Shisha joints ban teens and pregnant women

Shisha joints ban teens and pregnant women

Pregnant women, children and those under 18-years-of-age have been barred from entering shisha joints, restaurants and cafes with smoking areas in Dubai, according to new rules to limit passive smoking.


Asma Ali Zain

Published: Tue 14 Aug 2012, 2:26 AM

Last updated: Tue 7 Apr 2015, 1:02 PM

The ban is part of the effort by the Dubai Economic Development (DED) in collaboration with the Dubai Health Authority (DHA) to raise awareness regarding the dangers of passive smoking.

Earlier this month, DED had displayed stickers with messages on the harmful effects of passive smoking on babies, pregnant women and teenagers at such joints. The department has also asked the outlets not to open their doors to these ‘high-risk’ groups.
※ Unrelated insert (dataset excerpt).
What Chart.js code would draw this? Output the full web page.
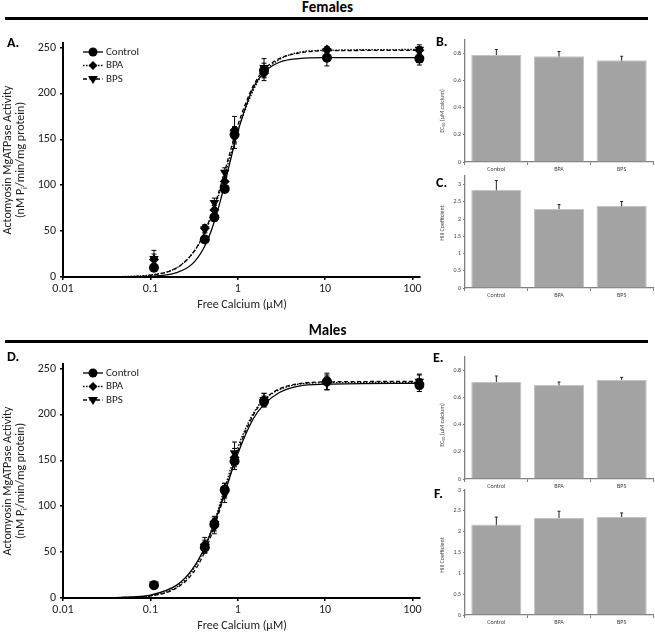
<!DOCTYPE html>
<html>
<head>
<meta charset="utf-8">
<script src="https://cdn.jsdelivr.net/npm/chart.js@4/dist/chart.umd.min.js"></script>
<style>
  body { margin: 0; background: #fff; }
  #wrap { position: relative; width: 655px; height: 633px; overflow: hidden; font-family: Carlito, Lato, "Open Sans", sans-serif; }
  canvas { position: absolute; }
  .head { position: absolute; left: 0; width: 655px; text-align: center; font-weight: bold; font-size: 15px; line-height: 15px; }
  .rule { position: absolute; left: 5px; width: 643px; height: 3px; background: #000; }
  .tag { position: absolute; font-weight: bold; font-size: 14px; line-height: 14px; }
</style>
</head>
<body>
<div id="wrap">
  <canvas id="chartA" width="440" height="300" style="left:0;top:25px"></canvas>
  <canvas id="chartB" width="225" height="150" style="left:430px;top:25px"></canvas>
  <canvas id="chartC" width="225" height="140" style="left:430px;top:165px"></canvas>
  <canvas id="chartD" width="440" height="300" style="left:0;top:346px"></canvas>
  <canvas id="chartE" width="225" height="150" style="left:430px;top:340px"></canvas>
  <canvas id="chartF" width="225" height="155" style="left:430px;top:478px"></canvas>

  <div class="head" style="top:0">Females</div>
  <div class="rule" style="top:17px"></div>
  <div class="head" style="top:323px">Males</div>
  <div class="rule" style="top:340px"></div>
  <div class="tag" style="left:7px;top:36px">A.</div>
  <div class="tag" style="left:436px;top:35px">B.</div>
  <div class="tag" style="left:436px;top:176px">C.</div>
  <div class="tag" style="left:7px;top:350px">D.</div>
  <div class="tag" style="left:433px;top:351px">E.</div>
  <div class="tag" style="left:434px;top:487px">F.</div>
</div>
<script>
// ---------- DATA ----------
const groups = ["Control", "BPA", "BPS"];

// measured points (free calcium, uM)
const calcium = [0.11, 0.42, 0.54, 0.71, 0.92, 2.0, 10.5, 120];
const femControl = [10, 41, 65, 96, 155, 225, 239, 238];
const femControlErr = [3, 3, 4, 4, 8, 8, 9, 7];
const femBPA = [19, 53, 73, 104, 160, 222, 248, 247];
const femBPAErr = [10, 4, 5, 5, 15, 8, 3, 4];
const femBPS = [20, 52, 81, 114, 152, 228, 246, 248];
const femBPSErr = [5, 4, 5, 5, 12, 10, 4, 5];

const maleControl = [14, 55, 80, 118, 149, 214, 236, 232];
const maleControlErr = [4, 6, 7, 7, 9, 6, 9, 7];
const maleBPA = [14, 58, 83, 117, 153, 216, 235, 234];
const maleBPAErr = [3, 8, 6, 8, 10, 7, 8, 9];
const maleBPS = [15, 56, 77, 113, 158, 216, 234, 236];
const maleBPSErr = [3, 7, 7, 9, 12, 7, 7, 8];

// fitted curves
const fitCalcium = [0.04, 0.1, 0.2, 0.3, 0.4, 0.5, 0.6, 0.7, 0.8, 1, 1.5, 2, 3, 5, 10, 122];
const femControlFit = [0, 0.7, 4.7, 14, 30, 51, 75, 99, 122, 158, 206, 223, 234, 238, 239, 239];
const femBPAFit = [0.3, 2.2, 10, 25, 44, 66, 88, 109, 128, 159, 203, 223, 237, 245, 247, 248];
const femBPSFit = [0.2, 1.9, 10, 25, 45, 68, 91, 113, 133, 165, 208, 226, 238, 244, 246.5, 247];
const maleControlFit = [0.4, 3.2, 14, 31, 51, 73, 94, 113, 130, 157, 195, 211, 224, 231, 233, 234];
const maleBPAFit = [0.3, 2.5, 12, 29, 50, 74, 97, 118, 136, 164, 201, 216, 227, 233, 234.5, 235];
const maleBPSFit = [0.3, 2.2, 11, 26, 46, 69, 91, 112, 131, 160, 199, 216, 228, 233.5, 235.5, 236];

// summary bars
const femEC50 = [0.79, 0.78, 0.75];
const femEC50Err = [0.04, 0.035, 0.03];
const femHill = [2.85, 2.29, 2.39];
const femHillErr = [0.27, 0.13, 0.12];
const maleEC50 = [0.715, 0.695, 0.73];
const maleEC50Err = [0.045, 0.02, 0.02];
const maleHill = [2.17, 2.33, 2.35];
const maleHillErr = [0.18, 0.16, 0.1];

// tick labels
const calciumTicks = [0.01, 0.1, 1, 10, 100];
const activityTicks = [0, 50, 100, 150, 200, 250];
const ec50Ticks = [0, 0.2, 0.4, 0.6, 0.8];
const hillTicks = [0, 0.5, 1, 1.5, 2, 2.5, 3];

// ---------- helpers ----------
const FONT = 'Carlito, Lato, "Open Sans", sans-serif';

// draw text made of [text, isSubscript] parts, centred on x,y
function drawParts(ctx, parts, x, y, size, rotate, color) {
  ctx.save();
  ctx.translate(x, y);
  if (rotate) ctx.rotate(-Math.PI / 2);
  ctx.fillStyle = color || "#222";
  ctx.textBaseline = "middle";
  ctx.textAlign = "left";
  let total = 0;
  parts.forEach(p => {
    ctx.font = (p[1] ? size * 0.7 : size) + "px " + FONT;
    total += ctx.measureText(p[0]).width;
  });
  let cx = -total / 2;
  parts.forEach(p => {
    ctx.font = (p[1] ? size * 0.7 : size) + "px " + FONT;
    ctx.fillText(p[0], cx, p[1] ? size * 0.3 : 0);
    cx += ctx.measureText(p[0]).width;
  });
  ctx.restore();
}

function drawMarker(ctx, style, x, y, r) {
  ctx.beginPath();
  if (style === "circle") ctx.arc(x, y, r, 0, Math.PI * 2);
  else if (style === "rectRot") { ctx.moveTo(x, y - r); ctx.lineTo(x + r, y); ctx.lineTo(x, y + r); ctx.lineTo(x - r, y); }
  else { ctx.moveTo(x - r, y - r * 0.6); ctx.lineTo(x + r, y - r * 0.6); ctx.lineTo(x, y + r); }
  ctx.closePath();
  ctx.fill();
}

const panelPlugin = {
  id: "panel",
  beforeDatasetsDraw(chart) {
    const ctx = chart.ctx;
    const yScale = chart.scales.y;
    chart.data.datasets.forEach((ds, i) => {
      if (!ds.errors) return;
      const meta = chart.getDatasetMeta(i);
      ctx.save();
      ctx.strokeStyle = ds.errColor || "#000";
      ctx.lineWidth = ds.errWidth || 1;
      meta.data.forEach((el, j) => {
        const v = typeof ds.data[j] === "object" ? ds.data[j].y : ds.data[j];
        const e = ds.errors[j];
        const top = yScale.getPixelForValue(v + e), bot = yScale.getPixelForValue(v - e);
        const w = ds.capWidth || 2.5;
        ctx.beginPath();
        ctx.moveTo(el.x, top); ctx.lineTo(el.x, bot);
        ctx.moveTo(el.x - w, top); ctx.lineTo(el.x + w, top);
        ctx.moveTo(el.x - w, bot); ctx.lineTo(el.x + w, bot);
        ctx.stroke();
      });
      ctx.restore();
    });
  },
  afterDraw(chart, args, opts) {
    const ctx = chart.ctx;
    (opts.texts || []).forEach(t => drawParts(ctx, t.parts, t.x, t.y, t.size, t.rotate, t.color));
    if (opts.legend) {
      const lg = opts.legend;
      lg.items.forEach((it, k) => {
        const y = lg.y + k * lg.gap;
        ctx.save();
        ctx.strokeStyle = "#000";
        ctx.fillStyle = "#000";
        ctx.lineWidth = 1.3;
        ctx.setLineDash(it.dash);
        ctx.beginPath(); ctx.moveTo(lg.x, y); ctx.lineTo(lg.x + 20, y); ctx.stroke();
        ctx.setLineDash([]);
        drawMarker(ctx, it.style, lg.x + 10, y, it.r);
        ctx.font = "11px " + FONT;
        ctx.fillStyle = "#222";
        ctx.textBaseline = "middle";
        ctx.fillText(it.label, lg.x + 23, y);
        ctx.restore();
      });
    }
  }
};
Chart.register(panelPlugin);

const seriesStyle = [
  { dash: [], style: "circle", rot: 0, r: 5 },
  { dash: [1.5, 1.5], style: "rectRot", rot: 0, r: 5 },
  { dash: [4, 2.5], style: "triangle", rot: 180, r: 5.5 }
];

function curveChart(id, fits, obs, errs) {
  const datasets = [];
  fits.forEach((f, k) => {
    datasets.push({
      data: fitCalcium.map((x, i) => ({ x, y: f[i] })),
      borderColor: "#000", borderWidth: 1.3, borderDash: seriesStyle[k].dash,
      pointRadius: 0, cubicInterpolationMode: "monotone", fill: false
    });
  });
  obs.forEach((o, k) => {
    datasets.push({
      data: calcium.map((x, i) => ({ x, y: o[i] })),
      showLine: false, pointStyle: seriesStyle[k].style, rotation: seriesStyle[k].rot,
      pointRadius: seriesStyle[k].r, backgroundColor: "#000", borderColor: "#000", borderWidth: 0,
      errors: errs[k], capWidth: 2.5, clip: 10
    });
  });
  return new Chart(document.getElementById(id), {
    type: "line",
    data: { datasets },
    options: {
      responsive: false, animation: false, devicePixelRatio: 1,
      layout: { padding: { top: 18, right: 20, left: 0, bottom: 0 } },
      scales: {
        x: {
          type: "logarithmic", min: 0.01, max: 122,
          afterBuildTicks: s => { s.ticks = calciumTicks.map(v => ({ value: v })); },
          afterFit: s => { s.height = 48; },
          ticks: { callback: v => String(v), color: "#222", font: { size: 12, family: FONT }, padding: 2, maxRotation: 0 },
          grid: { display: true, drawOnChartArea: false, tickLength: 3, color: "#000", lineWidth: 1.5 },
          border: { color: "#000", width: 2 }
        },
        y: {
          min: 0, max: 255,
          afterBuildTicks: s => { s.ticks = activityTicks.map(v => ({ value: v })); },
          afterFit: s => { s.width = 63; },
          ticks: { color: "#222", font: { size: 12, family: FONT }, padding: 4 },
          grid: { display: true, drawOnChartArea: false, tickLength: 3, color: "#000", lineWidth: 1.5 },
          border: { color: "#000", width: 2 }
        }
      },
      plugins: {
        legend: { display: false }, tooltip: { enabled: false },
        panel: {
          texts: [
            { parts: [["Actomyosin MgATPase Activity", false]], x: 8, y: 135, size: 12, rotate: true },
            { parts: [["(nM P", false], ["i", true], ["/min/mg protein)", false]], x: 21, y: 135, size: 12, rotate: true },
            { parts: [["Free Calcium (\u00b5M)", false]], x: 242, y: 280, size: 12 }
          ],
          legend: {
            x: 83, y: 27, gap: 13.5,
            items: groups.map((g, k) => ({ label: g, dash: seriesStyle[k].dash, style: seriesStyle[k].style, r: seriesStyle[k].r * 0.9 }))
          }
        }
      }
    }
  });
}

function barChart(id, values, errs, max, ticks, padTop, axisH, title, titleY) {
  return new Chart(document.getElementById(id), {
    type: "bar",
    data: {
      labels: groups,
      datasets: [{
        data: values, backgroundColor: "#a3a3a3", borderColor: "#c4c4c4", borderWidth: 1,
        barPercentage: 0.8, categoryPercentage: 1,
        errors: errs, errColor: "#222", errWidth: 1, capWidth: 1.5
      }]
    },
    options: {
      responsive: false, animation: false, devicePixelRatio: 1,
      layout: { padding: { top: padTop, right: 2, left: 0, bottom: 0 } },
      scales: {
        x: {
          afterFit: s => { s.height = axisH; },
          ticks: { color: "#444", font: { size: 6, family: FONT }, padding: 1, maxRotation: 0 },
          grid: { display: true, offset: true, drawOnChartArea: false, tickLength: 3, color: "#808080", lineWidth: 1 },
          border: { color: "#808080", width: 1.3 }
        },
        y: {
          min: 0, max: max,
          afterBuildTicks: s => { s.ticks = ticks.map(v => ({ value: v })); },
          afterFit: s => { s.width = 35; },
          ticks: { callback: v => String(v), color: "#444", font: { size: 6, family: FONT }, padding: 2 },
          grid: { display: true, drawOnChartArea: false, tickLength: 2, color: "#808080", lineWidth: 1 },
          border: { color: "#808080", width: 1.3 }
        }
      },
      plugins: {
        legend: { display: false }, tooltip: { enabled: false },
        panel: { texts: [{ parts: title, x: 12, y: titleY, size: 6, rotate: true, color: "#444" }] }
      }
    }
  });
}

const ec50Title = [["EC", false], ["50", true], [" (\u00b5M calcium)", false]];
const hillTitle = [["Hill Coefficient", false]];

curveChart("chartA", [femControlFit, femBPAFit, femBPSFit], [femControl, femBPA, femBPS], [femControlErr, femBPAErr, femBPSErr]);
curveChart("chartD", [maleControlFit, maleBPAFit, maleBPSFit], [maleControl, maleBPA, maleBPS], [maleControlErr, maleBPAErr, maleBPSErr]);
barChart("chartB", femEC50, femEC50Err, 0.9, ec50Ticks, 15, 13, ec50Title, 86);
barChart("chartC", femHill, femHillErr, 3.25, hillTicks, 11, 17, hillTitle, 58);
barChart("chartE", maleEC50, maleEC50Err, 0.9, ec50Ticks, 17, 11, ec50Title, 85);
barChart("chartF", maleHill, maleHillErr, 3, hillTicks, 12, 18, hillTitle, 77);
</script>
</body>
</html>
An official from the health ministry said the Federal Anti-Tobacco Law prohibited families from entering such places under a by-law. She said the move was particularly important in Ramadan because families spent much time in smoke-filled Ramadan tents.

Dr Wedad Al Maidoor, Head of the National Tobacco Control Committee said that the move would also send out a strong message, especially to children. “When children accompany their parents to such places, they think it is okay to smoke. We want to change these beliefs and trends.”

According to Wam, DED held meetings with the outlets in July and said the directive would be implemented from August onwards. Outlets failing to comply will be warned initially and later fined and may face temporary shutdown as a next step. Already, a number of outlets have been fined, although the exact figures were unavailable.

“The campaign aims to protect basic human rights, including the right to take informed decisions. A child has his right to healthy living like everyone, irrespective of whether he is in his mother’s womb or out in this world,” said Walid Abdul Malik, Director, Commercial Control at the consumer Compliance and Consumer Protection Division of DED.

Inhaling tobacco smoke is reported to cause respiratory problems and infections of the ear, nose and throat in newborns. Among pregnant women, passive smoking, also known as second-hand smoking, is said to add to the risk of low birth weight and premature birth of their babies.

“Reports indicate nearly 600,000 people die of passive smoking around the world every year. A study conducted by the DHA in 2010 showed 46 people sought medical help in Dubai for complications related to passive smoking,” said Dr Ramadan Ibrahim Mohammed, Director of Health Regulation at the DHA.

The owner of a shisha café in Deira, on the condition of anonymity, said, “It is now our responsibility to ensure that children do not enter the café.”

Any violation of the new directive can be reported by calling Ahlan Dubai on 600 545555.